§ Given instruction: Make an exact copy of all the entries, with the pictures left out.

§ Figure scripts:
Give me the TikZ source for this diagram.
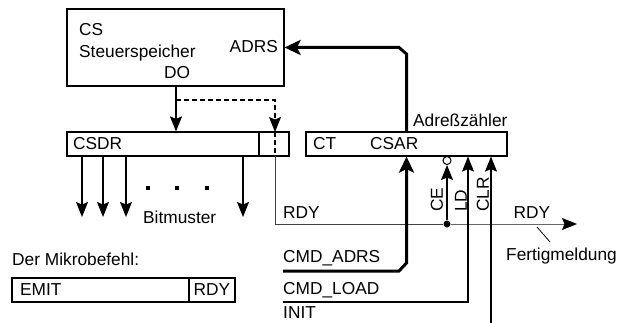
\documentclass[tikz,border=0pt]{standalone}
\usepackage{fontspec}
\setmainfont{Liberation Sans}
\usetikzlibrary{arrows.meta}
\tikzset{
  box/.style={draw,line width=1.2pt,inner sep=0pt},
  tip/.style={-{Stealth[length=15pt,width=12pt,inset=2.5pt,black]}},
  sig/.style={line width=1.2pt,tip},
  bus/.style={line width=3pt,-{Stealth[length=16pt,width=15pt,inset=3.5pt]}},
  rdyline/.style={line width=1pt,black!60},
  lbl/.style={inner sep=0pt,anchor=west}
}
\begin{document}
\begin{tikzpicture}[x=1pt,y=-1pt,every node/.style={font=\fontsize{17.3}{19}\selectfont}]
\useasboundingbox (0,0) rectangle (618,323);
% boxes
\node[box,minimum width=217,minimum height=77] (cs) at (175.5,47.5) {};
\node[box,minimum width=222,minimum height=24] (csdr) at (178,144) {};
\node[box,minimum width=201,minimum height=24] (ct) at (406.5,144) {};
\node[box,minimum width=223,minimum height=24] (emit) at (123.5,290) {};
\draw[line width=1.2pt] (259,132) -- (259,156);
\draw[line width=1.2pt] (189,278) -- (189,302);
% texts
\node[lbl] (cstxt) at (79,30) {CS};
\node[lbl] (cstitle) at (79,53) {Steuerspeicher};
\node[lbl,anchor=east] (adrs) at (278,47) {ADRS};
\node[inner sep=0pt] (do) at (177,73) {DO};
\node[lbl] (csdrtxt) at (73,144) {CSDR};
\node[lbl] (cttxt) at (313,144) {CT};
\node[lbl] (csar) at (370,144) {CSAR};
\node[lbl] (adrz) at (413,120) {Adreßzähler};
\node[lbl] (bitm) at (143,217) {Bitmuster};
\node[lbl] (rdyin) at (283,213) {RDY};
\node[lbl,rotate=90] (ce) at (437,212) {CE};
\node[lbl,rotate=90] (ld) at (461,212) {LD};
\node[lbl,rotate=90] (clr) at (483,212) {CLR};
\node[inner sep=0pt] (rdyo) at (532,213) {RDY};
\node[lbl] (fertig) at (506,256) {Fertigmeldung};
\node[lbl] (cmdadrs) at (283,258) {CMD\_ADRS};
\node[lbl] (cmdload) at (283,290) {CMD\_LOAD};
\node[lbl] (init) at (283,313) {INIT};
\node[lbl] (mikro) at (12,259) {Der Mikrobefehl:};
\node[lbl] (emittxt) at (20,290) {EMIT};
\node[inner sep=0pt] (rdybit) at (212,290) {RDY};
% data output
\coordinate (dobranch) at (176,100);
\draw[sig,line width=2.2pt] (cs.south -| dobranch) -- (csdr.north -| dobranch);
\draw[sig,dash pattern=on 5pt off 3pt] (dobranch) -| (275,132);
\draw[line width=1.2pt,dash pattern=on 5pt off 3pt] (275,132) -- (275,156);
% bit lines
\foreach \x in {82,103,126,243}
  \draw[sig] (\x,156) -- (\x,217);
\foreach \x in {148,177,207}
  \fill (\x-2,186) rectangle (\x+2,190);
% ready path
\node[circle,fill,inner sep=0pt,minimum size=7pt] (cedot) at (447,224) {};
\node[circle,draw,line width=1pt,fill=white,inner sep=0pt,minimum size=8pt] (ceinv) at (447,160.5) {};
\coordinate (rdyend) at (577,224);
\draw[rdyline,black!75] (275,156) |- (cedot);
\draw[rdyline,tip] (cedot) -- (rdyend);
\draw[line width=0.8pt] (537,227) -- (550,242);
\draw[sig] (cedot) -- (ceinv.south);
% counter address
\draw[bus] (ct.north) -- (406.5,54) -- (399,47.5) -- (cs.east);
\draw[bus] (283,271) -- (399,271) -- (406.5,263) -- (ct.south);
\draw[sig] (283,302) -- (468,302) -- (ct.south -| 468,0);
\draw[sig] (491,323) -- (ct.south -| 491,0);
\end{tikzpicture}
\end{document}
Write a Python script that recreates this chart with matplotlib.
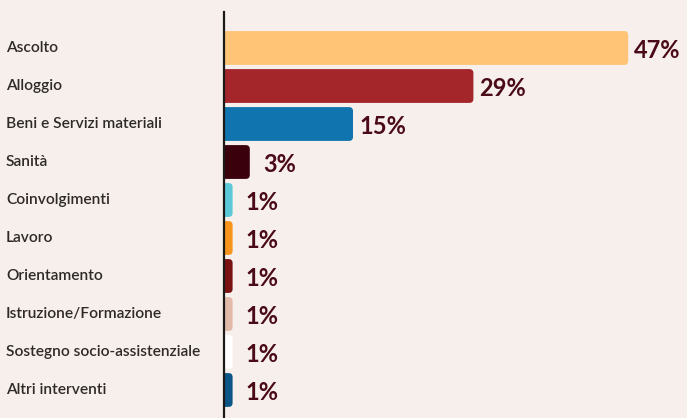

§ Solution below:
Give me the TikZ source for this diagram.
\documentclass[tikz,border=0pt]{standalone}
\usepackage{fontspec}
\setmainfont{Liberation Sans}
\usetikzlibrary{arrows.meta}
\tikzset{
  box/.style={draw,line width=1.2pt,inner sep=0pt},
  tip/.style={-{Stealth[length=15pt,width=12pt,inset=2.5pt,black]}},
  sig/.style={line width=1.2pt,tip},
  bus/.style={line width=3pt,-{Stealth[length=16pt,width=15pt,inset=3.5pt]}},
  rdyline/.style={line width=1pt,black!60},
  lbl/.style={inner sep=0pt,anchor=west}
}
\begin{document}
\begin{tikzpicture}[x=1pt,y=-1pt,every node/.style={font=\fontsize{17.3}{19}\selectfont}]
\useasboundingbox (0,0) rectangle (618,323);
% boxes
\node[box,minimum width=217,minimum height=77] (cs) at (175.5,47.5) {};
\node[box,minimum width=222,minimum height=24] (csdr) at (178,144) {};
\node[box,minimum width=201,minimum height=24] (ct) at (406.5,144) {};
\node[box,minimum width=223,minimum height=24] (emit) at (123.5,290) {};
\draw[line width=1.2pt] (259,132) -- (259,156);
\draw[line width=1.2pt] (189,278) -- (189,302);
% texts
\node[lbl] (cstxt) at (79,30) {CS};
\node[lbl] (cstitle) at (79,53) {Steuerspeicher};
\node[lbl,anchor=east] (adrs) at (278,47) {ADRS};
\node[inner sep=0pt] (do) at (177,73) {DO};
\node[lbl] (csdrtxt) at (73,144) {CSDR};
\node[lbl] (cttxt) at (313,144) {CT};
\node[lbl] (csar) at (370,144) {CSAR};
\node[lbl] (adrz) at (413,120) {Adreßzähler};
\node[lbl] (bitm) at (143,217) {Bitmuster};
\node[lbl] (rdyin) at (283,213) {RDY};
\node[lbl,rotate=90] (ce) at (437,212) {CE};
\node[lbl,rotate=90] (ld) at (461,212) {LD};
\node[lbl,rotate=90] (clr) at (483,212) {CLR};
\node[inner sep=0pt] (rdyo) at (532,213) {RDY};
\node[lbl] (fertig) at (506,256) {Fertigmeldung};
\node[lbl] (cmdadrs) at (283,258) {CMD\_ADRS};
\node[lbl] (cmdload) at (283,290) {CMD\_LOAD};
\node[lbl] (init) at (283,313) {INIT};
\node[lbl] (mikro) at (12,259) {Der Mikrobefehl:};
\node[lbl] (emittxt) at (20,290) {EMIT};
\node[inner sep=0pt] (rdybit) at (212,290) {RDY};
% data output
\coordinate (dobranch) at (176,100);
\draw[sig,line width=2.2pt] (cs.south -| dobranch) -- (csdr.north -| dobranch);
\draw[sig,dash pattern=on 5pt off 3pt] (dobranch) -| (275,132);
\draw[line width=1.2pt,dash pattern=on 5pt off 3pt] (275,132) -- (275,156);
% bit lines
\foreach \x in {82,103,126,243}
  \draw[sig] (\x,156) -- (\x,217);
\foreach \x in {148,177,207}
  \fill (\x-2,186) rectangle (\x+2,190);
% ready path
\node[circle,fill,inner sep=0pt,minimum size=7pt] (cedot) at (447,224) {};
\node[circle,draw,line width=1pt,fill=white,inner sep=0pt,minimum size=8pt] (ceinv) at (447,160.5) {};
\coordinate (rdyend) at (577,224);
\draw[rdyline,black!75] (275,156) |- (cedot);
\draw[rdyline,tip] (cedot) -- (rdyend);
\draw[line width=0.8pt] (537,227) -- (550,242);
\draw[sig] (cedot) -- (ceinv.south);
% counter address
\draw[bus] (ct.north) -- (406.5,54) -- (399,47.5) -- (cs.east);
\draw[bus] (283,271) -- (399,271) -- (406.5,263) -- (ct.south);
\draw[sig] (283,302) -- (468,302) -- (ct.south -| 468,0);
\draw[sig] (491,323) -- (ct.south -| 491,0);
\end{tikzpicture}
\end{document}
Write a Python script that recreates this chart with matplotlib.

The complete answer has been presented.